It’s instructive that many articles lauding Set It Up as the second coming of the rom-com don’t contest its aggressive mediocrity. In fact, most reviews spin that mediocrity as a net positive: Set It Up is unoriginal, Vox’s Alissa Wilkinson writes — but that’s a feature of the genre, not a bug. The Atlantic’s David Sims concedes that the film’s production values, heavy use of montages, and insufferable soundtrack leave something to be desired, but who cares, because the leads’ “will-they-won’t-they tension is enough for the movie to power through the silliest moments.” (Is it, though, when it’s clear as the glass on a midtown skyscraper that they “will”?) The Hollywood Reporter called the film “mostly predictable in the best sense.” Our reviewer enjoyed it, and over at IndieWire, Kate Erbland described Set It Up as “cinematic comfort food.” But what’s comforting about food that tastes like nothing at all?
Set It Up wears its genre trappings proudly. Zoey Deutch stars as Harper, the beleaguered assistant to media mogul Kirsten (Lucy Liu). Like Kate Hudson in How to Lose a Guy in 10 Days, or Jennifer Garner in 13 Going on 30, Harper yearns to do important, substantial work, yet is thwarted by the realities of her job, which include fetching dinner for Kirsten and pacing around the office wearing her boss’s Fitbit so her trainer won’t get angry. Within minutes of the film’s start, she meets Charlie (Glen Powell), an assistant himself to investor Rick (Taye Diggs), who works in the same building and is also tolerating his crappy gig in the hopes of moving up the corporate ladder. Together, they scheme to set up their single bosses so they can finagle some much-needed downtime.
In the first sentence of her largely positive review of the film, Amy Nicholson astutely describes the relationship between rom-com fans and the movie industry as an abusive one. That’s exactly what I felt watching this movie after reading all the glowing reviews — that the industry is an abusive partner, starving that significant portion of the public that craves comedies about the pursuit and maintenance of the romantic relationships that shape most people’s lives. Then, when this half-assed compilation of cosmetically enhanced, mind-numbing stereotypes appears on our screens, we lap it up like a beloved childhood treat we’ve yearned for for years. Set It Up may be an oasis in the desert, but that doesn’t mean the water tastes good.

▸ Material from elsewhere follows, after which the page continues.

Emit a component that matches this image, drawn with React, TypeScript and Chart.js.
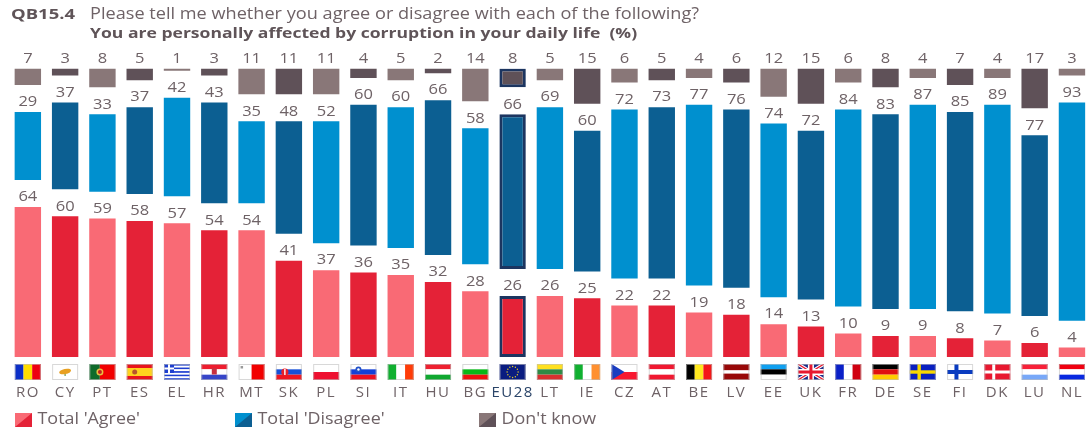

There’s a jangly soundtrack of bopping Motown hits; huge, sun-dappled New York City office towers; that thing where we’re asked to believe that a beautiful, smart, put-together young woman hasn’t had a date in years. At the film’s start, Harper is working late yet again, half her collar tucked adorably into her sweater, hair endearingly gathered in a messy bun. Charlie comes off rather more smarmy — he wears suits and dates a supermodel — but, deep down, he’s, like, a really good dude.
Much of the fanfare that’s been made about Set It Up has to do with its contemporary updates to long-lasting formulas. A pizza eaten straight from the box on the floor of an apartment shared with a roommate caps off a romantic evening; Harper doesn’t have to sacrifice her career ambitions to get the guy; neither Rick nor Kirsten is white. The film is unflinching in its critique of income inequality, the entitlement of the wealthy, and gig-economy demoralization. But wokeness alone isn’t enough to freshen up a stale concoction. And while Deutch is a natural, endlessly watchable performer, and Powell provides an appealing enough contrast to her doe-eyed charm, the two are almost completely lacking in chemistry.
Still, it’s no wonder critics are slobbering all over it: Set It Up is a movie about movies. Or rather, it’s a movie about the kinds of movies viewers wish it actually was. Harper and Charlie debate whether their plan is more Cyrano or The Parent Trap; the film flits along at the screwball pace of early-2000s Hollywood rom-coms, but with more dick jokes, because this is a Netflix joint. You could get positively smashed turning the movie’s frequent well-trod conceits into a drinking game — like the moment when a fast song turns into a slow one, forcing our reluctant lovebirds to get closer.
Set It Up is created by and for people who love reprising such hoary moments; reviewers tend to be forgiving of programmatic entertainment that engages with its own clichés. Because we’re starving for a genre that has no global franchise potential — no need for CGI or a green screen for Dwayne “the Rock” Johnson to rage against — critics predisposed to the genre review Set It Up like it’s a fine dish. Really, though, the movie is cinematic Soylent: flavorless, joyless, and devoid of any surprises. It’s a testament to the film industry’s years of neglect that we leave feeling full.